WASHINGTON (CN) – Joining a growing list of imperiled species, four more plants from Florida’s pine rockland ecosystem have been proposed for federal protection, the Fish and Wildlife Service announced.
The agency is proposing to list three of the at-risk south Florida species, the Everglades bully, the Florida pineland crabgrass, and the pineland sandmat, as threatened under the Endangered Species Act (ESA), and to list one of the species, the Florida prairie-clover, as an endangered species.
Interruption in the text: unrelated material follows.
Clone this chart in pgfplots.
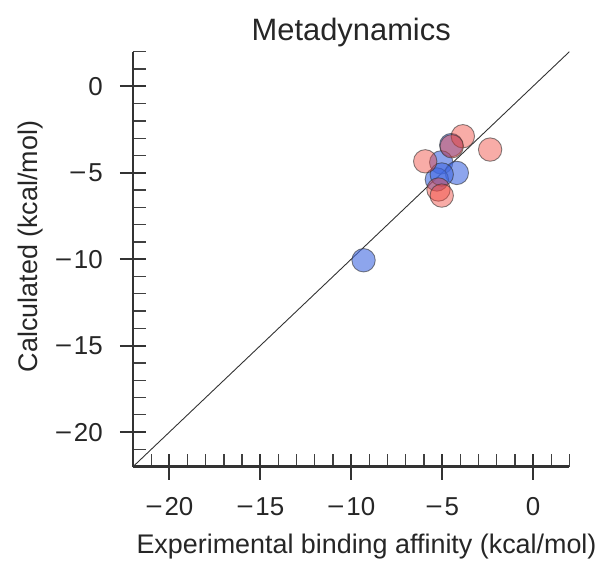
\documentclass[border=0pt]{standalone}
\usepackage{fontspec}
\setmainfont{Liberation Sans}
\usepackage{pgfplots}
\pgfplotsset{compat=1.18}
\definecolor{blueC}{RGB}{65,105,225}
\definecolor{redC}{RGB}{240,70,60}
\newcommand\mn{\scalebox{1.15}[1]{−}\kern1.8bp}
\begin{document}
\begin{tikzpicture}
\useasboundingbox (-133bp,-96.3bp) rectangle (472bp,466.7bp);
\begin{axis}[
  at={(0,0)}, anchor=south west,
  scale only axis, width=436.4bp, height=415bp,
  xmin=-22, xmax=2, ymin=-22, ymax=2,
  axis x line*=bottom, axis y line*=left,
  axis line style={line width=2.5bp, black!80, -},
  xtick={-20,-15,-10,-5,0}, ytick={-20,-15,-10,-5,0},
  xticklabels={\mn20,\mn15,\mn10,\mn5,0}, yticklabels={\mn20,\mn15,\mn10,\mn5,0},
  minor xtick={-21,-19,-18,-17,-16,-14,-13,-12,-11,-9,-8,-7,-6,-4,-3,-2,-1,1,2},
  minor ytick={-21,-19,-18,-17,-16,-14,-13,-12,-11,-9,-8,-7,-6,-4,-3,-2,-1,1,2},
  tick align=inside,
  major tick length=13bp, minor tick length=13bp,
  major tick style={line width=2bp, black!80},
  minor tick style={line width=1.3bp, black!75},
  extra x ticks={-20,-15,-10,-5,0}, extra x tick labels={},
  extra x tick style={tick align=outside},
  extra y ticks={-20,-15,-10,-5,0}, extra y tick labels={},
  extra y tick style={tick align=outside},
  tick label style={font=\fontsize{26}{30}\selectfont, text=black!85},
  xticklabel style={anchor=base, inner sep=0pt, yshift=-48.3bp},
  yticklabel style={anchor=east, inner sep=0pt, xshift=-30bp},
  xlabel={Experimental binding affinity (kcal/mol)},
  ylabel={Calculated (kcal/mol)},
  label style={font=\fontsize{27}{32}\selectfont, text=black!85},
  x label style={at={(axis description cs:0,-0.2087)}, anchor=base west},
  y label style={at={(axis description cs:-0.2177,0.5306)}, anchor=base},
  title={Metadynamics},
  title style={font=\fontsize{31}{36}\selectfont, text=black!85, at={(axis description cs:0.5,1.013)}, anchor=base},
  clip=false,
]
\addplot[black!80, line width=0.9bp] coordinates {(-22,-22) (2,2)};
\addplot[only marks, mark=*, mark size=11.7bp,
  mark options={fill=blueC, fill opacity=0.6, draw=black!80, draw opacity=0.6, line width=0.9bp}]
  coordinates {
  (-4.50,-3.40) (-5.05,-4.40) (-4.19,-5.01) (-5.29,-5.39) (-5.02,-5.10) (-9.32,-10.06)
  };
\addplot[only marks, mark=*, mark size=11.7bp,
  mark options={fill=redC, fill opacity=0.45, draw=black!80, draw opacity=0.6, line width=0.9bp}]
  coordinates {
  (-3.86,-2.89) (-4.47,-3.47) (-2.36,-3.66) (-5.93,-4.34) (-5.20,-5.97) (-5.02,-6.32)
  };
\end{axis}
\end{tikzpicture}
\end{document}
All four were recognized as candidate species in 1985, the agency said, but listing was “precluded by other higher listing activities.”
“The populations of these four plants have declined about 80 percent over the past two decades,” the Service’s Southeast Regional Director Cindy Dohner said. “Habitat loss and modification are the primary threats these plants face.”
The pine rocklands species are threatened by sea-level rise, wildfires, and especially urban development, including two proposed massive construction projects, the Coral Reef shopping mall and the Miami Wilds theme park, which would further fragment and encroach upon the plants’ shrinking habitat.
Five federally listed animals, the Florida panther, key deer, key rice rat, eastern indigo snake and key ringneck snake, use the rocklands for foraging or nesting. Several other plant and animal species from this region have been listed or proposed for listing in recent years, including six other plants, two butterflies, a bat, and most recently, a tiger beetle. The pine rocklands region is a unique ecosystem characterized by a limestone substrate with a South Florida slash pine upper canopy and a mixed hardwood and palm subcanopy.
Of the currently proposed plants, the Everglades bully, a six-foot tall shrub with white flowers, is known to exist in only 10 populations, some of which are in the Everglades National Park in Miami-Dade County, and some are in the Big Cypress National Preserve in Monroe County. The Florida pineland crabgrass, a blue-green clumping perennial grass, is now only found in that park and preserve.
The pineland sandmat, a small perennial herb with an extensive root system, has only 20 populations in Miami-Dade County, including in the Everglades Park, and the Florida prairie-clover, a perennial shrub that grows up to six feet tall, is found in the Big Cypress Preserve and seven other locations in Miami-Dade County. Extinction risk for these plants is high, the agency said, because the small isolated populations have “limited to no potential for recolonization,” if they were hit by wildfires or extreme weather events, or were affected by development.
In response to petitions and lawsuits filed by the Center for Biological Diversity (CBD), and other conservation groups, the agency agreed to a court-approved six-year workplan in 2011 to speed listing decisions for hundreds of backlogged species that have been waiting for protection, some for decades. That workplan is winding down this fall. The determinations for these four Florida plants are part of that settlement agreement.
“The incredibly unique plants and animals of South Florida are slipping away before our very eyes,” CBD’s Florida director Jaclyn Lopez said. “It’s a relief to know that at least these four plants are finally getting the protection they need to survive and recover.”
Even if the plants’ protection is finalized under the ESA, the proposed developments may not be affected by the listings. The ESA provides restrictions on commercial trade and importing or exporting of listed species, but unless the development projects are on federal land or require federal permits, they would not be affected by the listings, the agency said. “If the four plants are listed under the ESA, the Service will continue to work cooperatively with partners to conserve their habitat,” the agency said. “The Service hopes that landowners will be good stewards of any federally-listed plants on their property, and the Service has a program, the Partners for Fish and Wildlife, which provides landowners with technical and financial assistance to landowners interested in managing their property for the benefit of fish, wildlife and plants.”
Critical habitat and a draft economic analysis will be proposed in a separate action, according to the agency.
Comments on the listing proposal are due by Dec. 12, and written public hearing requests are due by Nov. 25.